The Economic Commission for Latin America and the Caribbean, ECLAC, is warning that the region will experience a prolonged period of low growth, and that it is estimated that economic output, or gross domestic product, will expand by just 2.2 per cent, on average, in 2025 and 2.3 per cent in 2026.
The forecast aligns with the rates recorded in 2023 and 2024.
In its latest edition of the annual Economic Survey of Latin America and the Caribbean 2025, subtitled ‘Resource Mobilization to Finance Development’, ECLAC said the new projections for this year represent a slight upward revision from the two per cent it published in April, which is attributable to improved GDP performance in the first quarter of the year.
The report emphasised that the estimates point to different dynamics among subregions and countries.
In South America, a 2.7 per cent expansion is foreseen in 2025, above the regional average. However, in the rest of the subregion’s countries, a slowdown relative to 2024 levels is expected.
In 2026, South America’s growth is seen easing again to settle at 2.4 per cent. In Central America and Mexico, projected growth for 2025 is one per cent, nearly half the 1.8 per cent expansion recorded in 2024, while in the Caribbean, excluding Guyana, growth is forecast at 1.8 per cent this year and 1.7 per cent in 2026, “marking a deceleration versus 2024, which is attributable to lower GDP growth in the United States, and the ensuing reduction in the demand for tourism services, in addition to lower global demand for services”, the report noted.
“The subregion continues to face high costs for energy imports and transportation, as well as notable exposure to natural disasters – factors that impact its external position and debt levels. In contrast, Guyana is seen maintaining high growth rates, thanks to continued investment in the hydrocarbons sector,” ECLAC said.
The scenario for 2025-2026 will be marked by less dynamism in domestic aggregate demand and characterised by weak domestic demand, particularly due to slower private consumption.
ECLAC, an agency of the United Nations, said that in 2025 and 2026, global economic growth is seen easing as a result of multiple conditioning factors, including geoeconomic tensions and fragmentation, even more restrictive financial conditions, a weakening of international trade, and armed conflicts.
The region’s balance of payments will continue to be subject to various risks, such as the worsening of geopolitical conflicts, the volatility of commodities prices, and the synchronised deceleration of the world’s main economies, the UN agency said.

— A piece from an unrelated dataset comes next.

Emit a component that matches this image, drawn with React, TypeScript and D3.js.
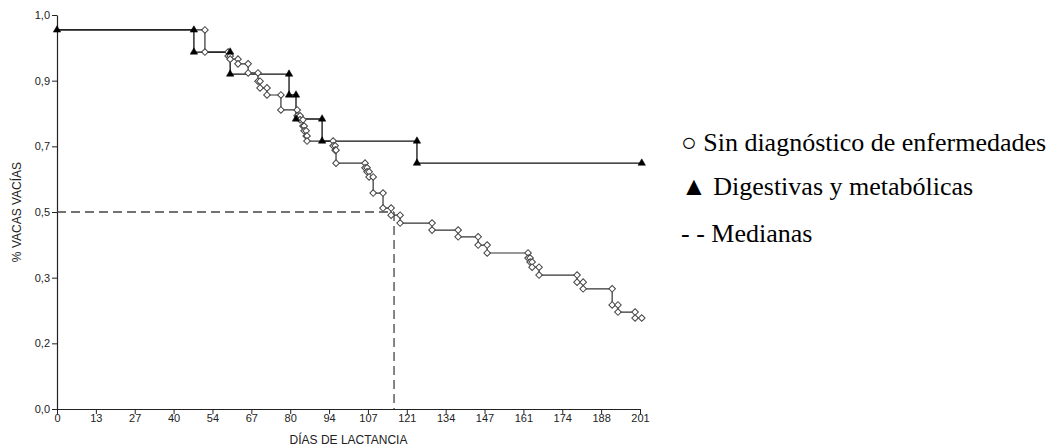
import React, { useEffect, useRef } from "react";
import * as d3 from "d3";

const xTickLabels = ["0","13","27","40","54","67","80","94","107","121","134","147","161","174","188","201"];
const yTickLabels = ["0,0","0,2","0,3","0,5","0,7","0,9","1,0"];

const startSurv = 0.962;
const endDay = 201.6;

// Sin diagnóstico de enfermedades: step times (days) and survival after each step
const sinDiagDays = [51.0,59.0,59.7,62.4,65.9,69.3,70.0,72.4,77.2,82.8,83.8,84.8,85.2,85.9,86.2,95.2,95.9,96.2,106.2,106.9,107.6,109.0,112.4,115.2,118.3,129.3,138.3,145.2,148.3,162.4,163.1,163.8,166.2,179.3,181.4,191.4,193.4,199.3];
const sinDiagSurv = [0.906,0.896,0.888,0.876,0.853,0.832,0.815,0.797,0.759,0.744,0.734,0.718,0.706,0.693,0.680,0.668,0.657,0.624,0.612,0.602,0.589,0.548,0.510,0.492,0.472,0.454,0.437,0.416,0.396,0.383,0.373,0.360,0.340,0.322,0.305,0.264,0.246,0.231];

// Digestivas y metabólicas
const digDays = [47.2,59.7,80.0,82.4,91.4,124.1];
const digSurv = [0.906,0.850,0.797,0.736,0.680,0.624];

const medianDay = 116.2;
const medianSurv = 0.5;

const legendLabels = ["○ Sin diagnóstico de enfermedades", "▲ Digestivas y metabólicas", "- - Medianas"];

const W = 1055, H = 446;

export default function App() {
  const ref = useRef<SVGSVGElement>(null);
  useEffect(() => {
    const svg = d3.select(ref.current);
    svg.selectAll("*").remove();
    const x = d3.scaleLinear().domain([0, 201]).range([57, 640]);
    const y = d3.scaleLinear().domain([0, 1]).range([409, 15]);

    svg.append("rect").attr("width", W).attr("height", H).attr("fill", "#fff");

    // axes
    const xTicks = xTickLabels.map((_, i) => (i * 201) / 15);
    const yTicks = yTickLabels.map((_, i) => i / 6);
    const xAxis = d3.axisBottom(x).tickValues(xTicks).tickSize(5).tickSizeOuter(0)
      .tickFormat((_, i) => xTickLabels[i]);
    const yAxis = d3.axisLeft(y).tickValues(yTicks).tickSize(5).tickSizeOuter(0)
      .tickFormat((_, i) => yTickLabels[i]);
    const gx = svg.append("g").attr("transform", `translate(0,${y(0)})`).call(xAxis);
    const gy = svg.append("g").attr("transform", `translate(${x(0)},0)`).call(yAxis);
    [gx, gy].forEach((g) => {
      g.selectAll("path").attr("stroke", "#222").attr("stroke-width", 1.2);
      g.selectAll("line").attr("stroke", "#222");
      g.selectAll("text").attr("font-family", "Liberation Sans, Arial, sans-serif")
        .attr("font-size", 11).attr("fill", "#222");
    });
    gx.selectAll("text").attr("dy", "0.6em").attr("y", 6);
    gy.selectAll("text").attr("x", -7);

    svg.append("text").attr("x", (x(0) + x(201)) / 2).attr("y", 444)
      .attr("text-anchor", "middle").attr("font-family", "Liberation Sans, Arial, sans-serif")
      .attr("font-size", 12).attr("fill", "#222").text("DÍAS DE LACTANCIA");
    svg.append("text").attr("transform", `translate(21,${(y(0) + y(1)) / 2}) rotate(-90)`)
      .attr("text-anchor", "middle").attr("font-family", "Liberation Sans, Arial, sans-serif")
      .attr("font-size", 12).attr("fill", "#222").text("% VACAS VACÍAS");

    // median dashed lines
    const dash = "9,5";
    svg.append("line").attr("x1", x(0)).attr("x2", x(medianDay)).attr("y1", y(medianSurv)).attr("y2", y(medianSurv))
      .attr("stroke", "#444").attr("stroke-width", 1.3).attr("stroke-dasharray", dash);
    svg.append("line").attr("x1", x(medianDay)).attr("x2", x(medianDay)).attr("y1", y(medianSurv)).attr("y2", y(0))
      .attr("stroke", "#444").attr("stroke-width", 1.3).attr("stroke-dasharray", dash);

    const line = d3.line<[number, number]>().x((d) => x(d[0])).y((d) => y(d[1])).curve(d3.curveStepAfter);

    const buildPts = (days: number[], surv: number[]) => {
      const pts: [number, number][] = [[0, startSurv]];
      days.forEach((d, i) => pts.push([d, surv[i]]));
      pts.push([endDay, surv[surv.length - 1]]);
      return pts;
    };
    const buildMarks = (days: number[], surv: number[], withStart: boolean) => {
      const m: [number, number][] = withStart ? [[0, startSurv]] : [];
      days.forEach((d, i) => {
        m.push([d, i === 0 ? startSurv : surv[i - 1]]);
        m.push([d, surv[i]]);
      });
      m.push([endDay, surv[surv.length - 1]]);
      return m;
    };

    const sinPts = buildPts(sinDiagDays, sinDiagSurv);
    const digPts = buildPts(digDays, digSurv);

    svg.append("path").attr("d", line(sinPts)!).attr("fill", "none").attr("stroke", "#333").attr("stroke-width", 1.2);
    svg.append("path").attr("d", line(digPts)!).attr("fill", "none").attr("stroke", "#111").attr("stroke-width", 1.3);

    const diamond = d3.symbol().type(d3.symbolSquare).size(22)();
    svg.append("g").selectAll("path").data(buildMarks(sinDiagDays, sinDiagSurv, false)).join("path")
      .attr("d", diamond!).attr("transform", (d) => `translate(${x(d[0])},${y(d[1])}) rotate(45)`)
      .attr("fill", "#fff").attr("stroke", "#444").attr("stroke-width", 1);

    const tri = d3.symbol().type(d3.symbolTriangle).size(24)();
    svg.append("g").selectAll("path").data(buildMarks(digDays, digSurv, true)).join("path")
      .attr("d", tri!).attr("transform", (d) => `translate(${x(d[0])},${y(d[1])})`)
      .attr("fill", "#000").attr("stroke", "#000").attr("stroke-width", 0.5);

    // legend
    const baselines = [151, 195, 242];
    svg.append("g").selectAll("text").data(legendLabels).join("text")
      .attr("x", 681).attr("y", (_, i) => baselines[i])
      .attr("font-family", "Liberation Serif, 'Times New Roman', serif").attr("font-size", 26)
      .attr("fill", "#000").text((d) => d);
  }, []);
  return (
    <svg ref={ref} width={W} height={H} style={{ position: "absolute", left: 0, top: 0 }} />
  );
}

Employment growth is also expected to slow. But the unemployment rate is expected to stabilise at around 5.6 per cent. A slight reduction in informality and in the labour gap between men and women are expected, but these indicators will remain at high levels, ECLAC noted.

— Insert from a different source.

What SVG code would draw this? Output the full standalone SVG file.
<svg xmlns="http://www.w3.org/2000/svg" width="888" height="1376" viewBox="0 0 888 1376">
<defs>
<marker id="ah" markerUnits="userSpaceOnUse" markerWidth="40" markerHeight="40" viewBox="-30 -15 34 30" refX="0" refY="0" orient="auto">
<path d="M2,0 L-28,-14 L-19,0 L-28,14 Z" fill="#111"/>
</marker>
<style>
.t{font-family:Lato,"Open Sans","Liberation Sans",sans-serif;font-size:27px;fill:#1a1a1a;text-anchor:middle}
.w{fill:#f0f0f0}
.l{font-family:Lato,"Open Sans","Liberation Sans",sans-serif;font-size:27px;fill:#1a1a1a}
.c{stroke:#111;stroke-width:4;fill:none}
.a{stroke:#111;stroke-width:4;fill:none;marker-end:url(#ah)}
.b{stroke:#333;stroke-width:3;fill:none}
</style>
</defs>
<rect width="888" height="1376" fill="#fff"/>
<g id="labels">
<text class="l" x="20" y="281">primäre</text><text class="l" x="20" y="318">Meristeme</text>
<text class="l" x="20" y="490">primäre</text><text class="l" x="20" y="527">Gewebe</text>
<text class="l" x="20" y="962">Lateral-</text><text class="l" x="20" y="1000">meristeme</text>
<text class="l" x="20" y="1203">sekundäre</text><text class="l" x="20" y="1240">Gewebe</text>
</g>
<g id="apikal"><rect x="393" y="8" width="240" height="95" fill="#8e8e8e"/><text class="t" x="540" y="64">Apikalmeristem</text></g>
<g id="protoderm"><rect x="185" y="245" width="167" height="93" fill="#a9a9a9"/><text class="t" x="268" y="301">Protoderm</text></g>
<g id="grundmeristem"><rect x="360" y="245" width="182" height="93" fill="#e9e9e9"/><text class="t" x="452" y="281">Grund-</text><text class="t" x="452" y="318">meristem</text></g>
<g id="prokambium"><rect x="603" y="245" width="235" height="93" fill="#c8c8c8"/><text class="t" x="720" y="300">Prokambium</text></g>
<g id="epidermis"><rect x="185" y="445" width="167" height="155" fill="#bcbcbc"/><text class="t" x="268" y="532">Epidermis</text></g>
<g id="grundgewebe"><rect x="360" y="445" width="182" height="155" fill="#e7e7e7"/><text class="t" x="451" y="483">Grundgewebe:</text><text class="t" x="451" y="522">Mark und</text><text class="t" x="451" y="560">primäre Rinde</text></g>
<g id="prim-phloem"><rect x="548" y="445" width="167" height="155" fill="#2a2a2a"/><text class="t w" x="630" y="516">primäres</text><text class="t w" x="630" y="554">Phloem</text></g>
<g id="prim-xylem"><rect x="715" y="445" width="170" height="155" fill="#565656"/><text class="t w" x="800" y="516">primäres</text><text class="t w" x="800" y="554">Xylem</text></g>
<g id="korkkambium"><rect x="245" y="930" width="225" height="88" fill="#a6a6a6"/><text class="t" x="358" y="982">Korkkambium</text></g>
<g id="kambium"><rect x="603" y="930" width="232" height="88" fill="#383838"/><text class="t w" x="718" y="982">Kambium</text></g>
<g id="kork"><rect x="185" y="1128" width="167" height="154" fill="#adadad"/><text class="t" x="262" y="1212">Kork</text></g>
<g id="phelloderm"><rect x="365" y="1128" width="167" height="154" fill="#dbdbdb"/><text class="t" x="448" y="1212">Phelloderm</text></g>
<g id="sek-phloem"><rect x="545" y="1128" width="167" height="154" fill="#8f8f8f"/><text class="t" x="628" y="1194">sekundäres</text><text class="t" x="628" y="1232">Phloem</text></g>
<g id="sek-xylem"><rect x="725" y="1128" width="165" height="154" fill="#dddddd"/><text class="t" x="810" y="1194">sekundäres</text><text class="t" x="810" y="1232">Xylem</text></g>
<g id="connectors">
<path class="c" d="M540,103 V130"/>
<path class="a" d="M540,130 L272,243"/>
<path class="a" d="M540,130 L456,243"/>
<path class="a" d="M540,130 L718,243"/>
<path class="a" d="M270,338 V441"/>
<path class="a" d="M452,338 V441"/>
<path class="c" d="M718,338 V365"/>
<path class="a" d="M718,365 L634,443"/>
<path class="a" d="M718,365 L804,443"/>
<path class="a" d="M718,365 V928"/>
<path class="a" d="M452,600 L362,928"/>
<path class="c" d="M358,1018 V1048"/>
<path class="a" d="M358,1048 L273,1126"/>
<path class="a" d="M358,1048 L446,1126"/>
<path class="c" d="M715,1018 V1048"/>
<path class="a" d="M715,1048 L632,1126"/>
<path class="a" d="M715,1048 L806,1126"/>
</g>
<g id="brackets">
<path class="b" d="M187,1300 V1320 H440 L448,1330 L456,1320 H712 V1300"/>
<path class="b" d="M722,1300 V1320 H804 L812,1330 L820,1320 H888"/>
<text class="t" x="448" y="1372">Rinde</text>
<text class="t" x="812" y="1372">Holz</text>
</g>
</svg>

“The 2025 and 2026 projections point to stable regional inflation, although the risks of upward inflationary pressure are expected to persist,” the ECLAC report noted, while emphasising that there was great uncertainty.
It said the growth dynamics of the region’s economies could deteriorate as a result of increased global risks.
ECLAC Executive Secretary José Manuel Salazar-Xirinachs said that given this complex outlook, the region needs to urgently “mobilise greater resources to overcome the traps of low growth, high inequality, limited social mobility and ongoing structural development gaps”.
“In the medium term, Latin America and the Caribbean will face the challenge of preserving its macroeconomic stability and advancing its productive transformation in an increasingly volatile international environment,” said Salazar-Xirinachs.
“Facing this challenge requires articulating a long-term strategic vision to underpin sustainable and inclusive development, with short-term macroeconomic policies that would allow for mitigating risks and reducing exposure to external shocks,” he added.
The ECLAC report also addressed three key dimensions for boosting development financing capacity in the region, based on three strategic pillars.
The first pillar addresses domestic resource mobilisation, including increasing public investment, and strengthening tax collection by reducing evasion and streamlining tax expenditures.
The second deals with the mobilisation of external and private resources, inclusive of a redefinition of eligibility criteria for official development assistance, scaling up private investment by developing capital markets at national levels, and promoting the use of instruments such as thematic bonds, debt swaps and mixed financing.
The third pillar stressed the importance of development banks in the financial architecture and recommended enhancements to the role of these institutions in resource mobilisation.